SEATTLE _ It is the time we wait for all winter, as spring's first green leaves unfurl. The joy we feel is the thrill of a new season, kicked off by the masterful work of trees.
Trees, it turns out, are up to far more marvelous things than we ordinarily think.
Mute, passive, unmoving, solitary? Actually, no. Trees talk. Move. Breathe. So numerous are their abilities, and so embedded in a continuum of thrumming life are trees, that to know even one well is to be dazzled.
I learned this from one tree, in particular: a big oak I got to know over the better part of two years, from the tossed sunlit glory of its airy crown, to the small skitter of busy lives in the soil at its roots.

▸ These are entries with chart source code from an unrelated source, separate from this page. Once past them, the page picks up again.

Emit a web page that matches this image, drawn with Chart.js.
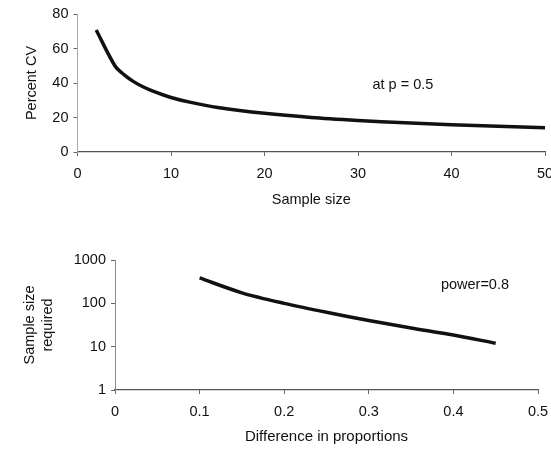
<!DOCTYPE html>
<html>
<head>
<meta charset="utf-8">
<title>Percent CV and sample size</title>
<script src="https://cdn.jsdelivr.net/npm/chart.js@4.4.1/dist/chart.umd.min.js"></script>
<style>
  body { margin: 0; background: #fff; }
  #wrap { position: relative; width: 551px; height: 452px; }
  .box { position: absolute; left: 0; width: 551px; }
  #top { top: 0; height: 215px; }
  #bottom { top: 215px; height: 237px; }
</style>
</head>
<body>
<div id="wrap">
  <div class="box" id="top"><canvas id="cvChart"></canvas></div>
  <div class="box" id="bottom"><canvas id="sizeChart"></canvas></div>
</div>
<script>
// Top chart: percent CV at p = 0.5 against sample size
const sampleSizes = [2, 4, 5, 6, 7, 8, 10, 12, 15, 20, 25, 30, 35, 40, 45, 50];
const percentCV = [70.7, 50, 44.7, 40.8, 37.8, 35.4, 31.6, 28.9, 25.8, 22.4, 20, 18.3, 16.9, 15.8, 14.9, 14.1];
const cvTicks = [0, 20, 40, 60, 80];
const cvNote = { x: 34.8, y: 38.8, text: 'at p = 0.5' };

// Bottom chart: sample size required (power 0.8) against difference in proportions
const differences = [0.1, 0.15, 0.2, 0.25, 0.3, 0.35, 0.4, 0.45];
const sizeRequired = [385, 175, 100, 62, 40, 27, 18.5, 12];
const sizeTicks = [1, 10, 100, 1000];
const sizeNote = { x: 0.4255, y: 265, text: 'power=0.8' };

const FONT = "'Liberation Sans', Arial, sans-serif";
const INK = '#111';

// writes a note at a data position, through the chart's scales
const notePlugin = {
    id: 'note',
    afterDatasetsDraw(chart, args, opts) {
        const ctx = chart.ctx;
        const x = chart.scales.x.getPixelForValue(opts.x);
        const y = chart.scales.y.getPixelForValue(opts.y);
        ctx.save();
        ctx.font = '14.5px ' + FONT;
        ctx.fillStyle = INK;
        ctx.textAlign = 'center';
        ctx.textBaseline = 'middle';
        ctx.fillText(opts.text, x, y);
        ctx.restore();
    }
};

function lineData(xs, ys) {
    return xs.map((x, i) => ({ x: x, y: ys[i] }));
}

// the x axis labels may run past the canvas edge, as in the scan
function fixXAxis(height) {
    return (scale) => {
        scale.height = height;
        scale.paddingLeft = 0;
        scale.paddingRight = 0;
    };
}

new Chart(document.getElementById('cvChart'), {
    type: 'line',
    data: {
        datasets: [{
            data: lineData(sampleSizes, percentCV),
            borderColor: INK,
            borderWidth: 3.5,
            pointRadius: 0,
            tension: 0.3,
            fill: false
        }]
    },
    plugins: [notePlugin],
    options: {
        responsive: true,
        maintainAspectRatio: false,
        animation: false,
        layout: { padding: { top: 14, right: 6, left: 0, bottom: 0 } },
        plugins: {
            legend: { display: false },
            tooltip: { enabled: false },
            note: cvNote
        },
        scales: {
            x: {
                type: 'linear',
                min: 0,
                max: 50,
                afterFit: fixXAxis(63),
                ticks: { stepSize: 10, color: INK, padding: 9, font: { family: FONT, size: 14.5 } },
                grid: { drawOnChartArea: false, tickLength: 4, color: '#666' },
                border: { color: '#555', width: 1.2 },
                title: {
                    display: true,
                    text: 'Sample size',
                    color: INK,
                    font: { family: FONT, size: 14.5 },
                    padding: { top: 0, bottom: 6 }
                }
            },
            y: {
                min: 0,
                max: 80,
                afterFit: (scale) => { scale.width = 77.5; },
                afterBuildTicks: (scale) => { scale.ticks = cvTicks.map(v => ({ value: v })); },
                ticks: { color: INK, padding: 5, font: { family: FONT, size: 14.5 } },
                grid: { drawOnChartArea: false, tickLength: 4, color: '#666' },
                border: { color: '#aaa', width: 1, dash: [1, 4] },
                title: {
                    display: true,
                    text: 'Percent CV',
                    color: INK,
                    font: { family: FONT, size: 14.5 },
                    padding: { top: 23, bottom: 0 }
                }
            }
        }
    }
});

new Chart(document.getElementById('sizeChart'), {
    type: 'line',
    data: {
        datasets: [{
            data: lineData(differences, sizeRequired),
            borderColor: INK,
            borderWidth: 3.5,
            pointRadius: 0,
            tension: 0.3,
            fill: false
        }]
    },
    plugins: [notePlugin],
    options: {
        responsive: true,
        maintainAspectRatio: false,
        animation: false,
        layout: { padding: { top: 45, right: 13, left: 0, bottom: 0 } },
        plugins: {
            legend: { display: false },
            tooltip: { enabled: false },
            note: sizeNote
        },
        scales: {
            x: {
                type: 'linear',
                min: 0,
                max: 0.5,
                afterFit: fixXAxis(62),
                ticks: {
                    stepSize: 0.1,
                    color: INK,
                    padding: 9,
                    font: { family: FONT, size: 14.5 },
                    callback: (v) => String(Math.round(v * 10) / 10)
                },
                grid: { drawOnChartArea: false, tickLength: 4, color: '#666' },
                border: { color: '#555', width: 1.2 },
                title: {
                    display: true,
                    text: 'Difference in proportions',
                    color: INK,
                    font: { family: FONT, size: 15 },
                    padding: { top: 0, bottom: 6 }
                }
            },
            y: {
                type: 'logarithmic',
                min: 1,
                max: 1000,
                afterFit: (scale) => { scale.width = 115; },
                afterBuildTicks: (scale) => { scale.ticks = sizeTicks.map(v => ({ value: v })); },
                ticks: { color: INK, padding: 5, font: { family: FONT, size: 14.5 }, callback: (v) => String(v) },
                grid: { drawOnChartArea: false, tickLength: 4, color: '#666' },
                border: { color: '#888', width: 1, dash: [1, 3] },
                title: {
                    display: true,
                    text: ['Sample size', 'required'],
                    color: INK,
                    font: { family: FONT, size: 14.5, lineHeight: 1.25 },
                    padding: { top: 21, bottom: 0 }
                }
            }
        }
    }
});
</script>
</body>
</html>
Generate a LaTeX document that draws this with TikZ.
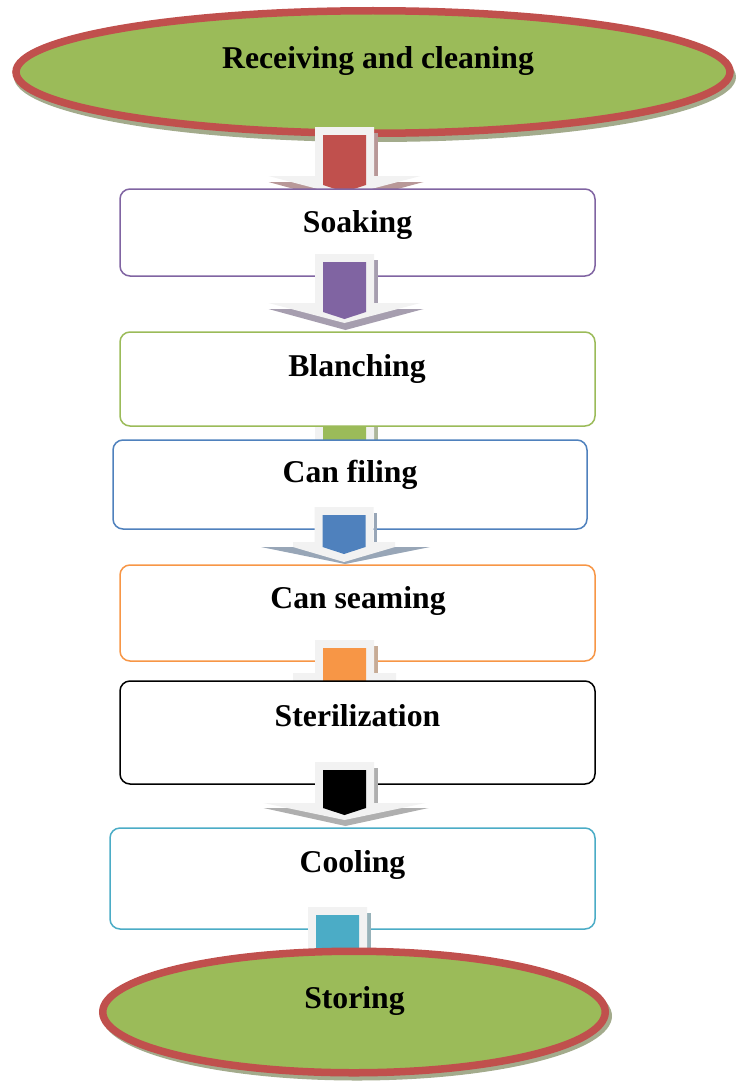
\documentclass[tikz,border=0pt]{standalone}
\usepackage{fontspec}
\setmainfont{Liberation Serif}[Ligatures=NoCommon]
\usetikzlibrary{shapes.geometric}
\definecolor{cred}{HTML}{C0504D}
\definecolor{cgreen}{HTML}{9BBB59}
\definecolor{cpurple}{HTML}{8064A2}
\definecolor{cblue}{HTML}{4F81BD}
\definecolor{corange}{HTML}{F79646}
\definecolor{ccyan}{HTML}{4BACC6}
\definecolor{arrowgray}{HTML}{F2F2F2}
\definecolor{ellshadow}{HTML}{A3AB8C}
% #1 colour, #2 cx, #3 top, #4 head top, #5 head half width, #6 head step,
% #7 head tip, #8 shadow head top, #9 shadow head half width; \stip, \ibot, \shmix set before
\newcommand\blkarrow[9]{%
  \fill[#1!40!gray!\shmix!white] (#2+29.5,#3+6) rectangle (#2+33,#4+#6);
  \fill[#1!40!gray!\shmix!white] (#2-#9,#8) -- (#2+#9+3,#8) -- (#2+1,\stip) -- cycle;
  \fill[arrowgray] (#2-29.5,#3) -- (#2+29.5,#3) -- (#2+29.5,#4) -- (#2+#5,#4)
     -- (#2+#5,#4+#6) -- (#2,#7) -- (#2-#5,#4+#6) -- (#2-#5,#4) -- (#2-29.5,#4) -- cycle;
  \fill[#1] (#2-21.5,#3+8) -- (#2+21.5,#3+8) -- (#2+21.5,\ibot) -- (#2,\ibot+7)
     -- (#2-21.5,\ibot) -- cycle;
}
\def\shmix{70}
\begin{document}
\begin{tikzpicture}[x=1pt,y=-1pt,
  stepbox/.style={draw=#1, fill=white, line width=1.5pt, rounded corners=10pt, inner sep=0pt},
  oval/.style={ellipse, draw=cred, fill=cgreen, line width=7.5pt, inner sep=0pt},
  lbl/.style={anchor=base, font=\bfseries\fontsize{31.7}{38}\selectfont, inner sep=0pt}]
\useasboundingbox (0,0) rectangle (736,1081);

% top ellipse
\fill[ellshadow] (375,77) ellipse [x radius=361, y radius=65];
\node[oval, minimum width=714pt, minimum height=122.5pt] (recv) at (373,72) {};
\node[lbl] (recvT) at (378,69) {Receiving and cleaning};

% red arrow
\def\stip{203}\def\ibot{185}
\blkarrow{cred}{344.5}{127}{176}{76}{0}{196}{182}{76}

% Soaking
\node[stepbox=cpurple, minimum width=475pt, minimum height=87pt] (soak) at (357.5,232.5) {};
\node[lbl] (soakT) at (357.5,232) {Soaking};

% purple arrow
\def\stip{330}\def\ibot{312}
\blkarrow{cpurple}{344.5}{254}{303}{76}{0}{323}{309}{76}

% green arrow (under Blanching box)
\def\stip{470}\def\ibot{455}
\blkarrow{cgreen}{344.5}{415}{450}{76}{0}{465}{456}{76}

% Blanching
\node[stepbox=cgreen, minimum width=475pt, minimum height=94pt] (blanch) at (357.5,379) {};
\node[lbl] (blanchT) at (357,376) {Blanching};

% Can filing
\node[stepbox=cblue, minimum width=474pt, minimum height=89pt] (fill) at (350,484.5) {};
\node[lbl] (fillT) at (350,482) {Can filing};

% blue arrow
\def\stip{564}\def\ibot{547}
\blkarrow{cblue}{344}{507}{542}{51}{5}{562}{547}{83}

% Can seaming
\node[stepbox=corange, minimum width=475pt, minimum height=96pt] (seam) at (357.5,613) {};
\node[lbl] (seamT) at (358,608) {Can seaming};

% orange arrow
\def\stip{697}\def\ibot{683}
\blkarrow{corange}{344.5}{640}{673}{51.5}{8}{695}{684}{83}

% Sterilization
\node[stepbox=black, minimum width=475pt, minimum height=103pt] (steril) at (357.5,732.5) {};
\node[lbl] (sterilT) at (357.5,726) {Sterilization};

% black arrow
\def\stip{826}\def\ibot{808}\def\shmix{45}
\blkarrow{black}{344.5}{762}{803}{81}{0}{820}{808}{81}
\def\shmix{70}

% Cooling
\node[stepbox=ccyan, minimum width=485pt, minimum height=101pt] (cool) at (352.5,878.5) {};
\node[lbl] (coolT) at (352.5,872) {Cooling};

% cyan arrow
\def\stip{990}\def\ibot{975}
\blkarrow{ccyan}{337.5}{907}{960}{60}{0}{980}{966}{60}

% Storing ellipse
\fill[ellshadow] (357,1016) ellipse [x radius=255, y radius=64.5];
\node[oval, minimum width=502.5pt, minimum height=121.5pt] (store) at (354,1012) {};
\node[lbl] (storeT) at (354.5,1008) {Storing};
\end{tikzpicture}
\end{document}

It all started by working with a scientist and his research crew, probing deeply into the lives of trees at Harvard Forest, a 4,000-acre laboratory of mostly scrappy third-growth trees, on former pastures and farms west of Boston. I was interested as a journalist in looking for new and better ways to tell the story of our changing climate. It has been a yawner for too many _ a distant debate about treaties, dueling science and doomsday scenarios. The stakes are high: the function of natural processes; the viability of habitats; even the survival of species, including our own. But the facts won't matter if we can't get anyone to pay attention.
What has been missing is the largely overlooked story of the delicate seasonal timing of the natural world, and how it is being disrupted. I was seeking the urgent testimony of living things to a world already changing around us.
People everywhere have always observed the seasonal procession of the year, and drawn meaning from familiar patterns in the lives of plants and animals. We have a deep sense, built from daily observation, of what in nature is supposed to happen, where, and when. And an undeniable sense, too, that something important is happening when seasonal timing is out of whack. Birders know this. Gardeners do, too.
Now scientists are beginning to explore this everyday evidence of climate change, to reveal from changing seasonal rhythms the effects on the landscape.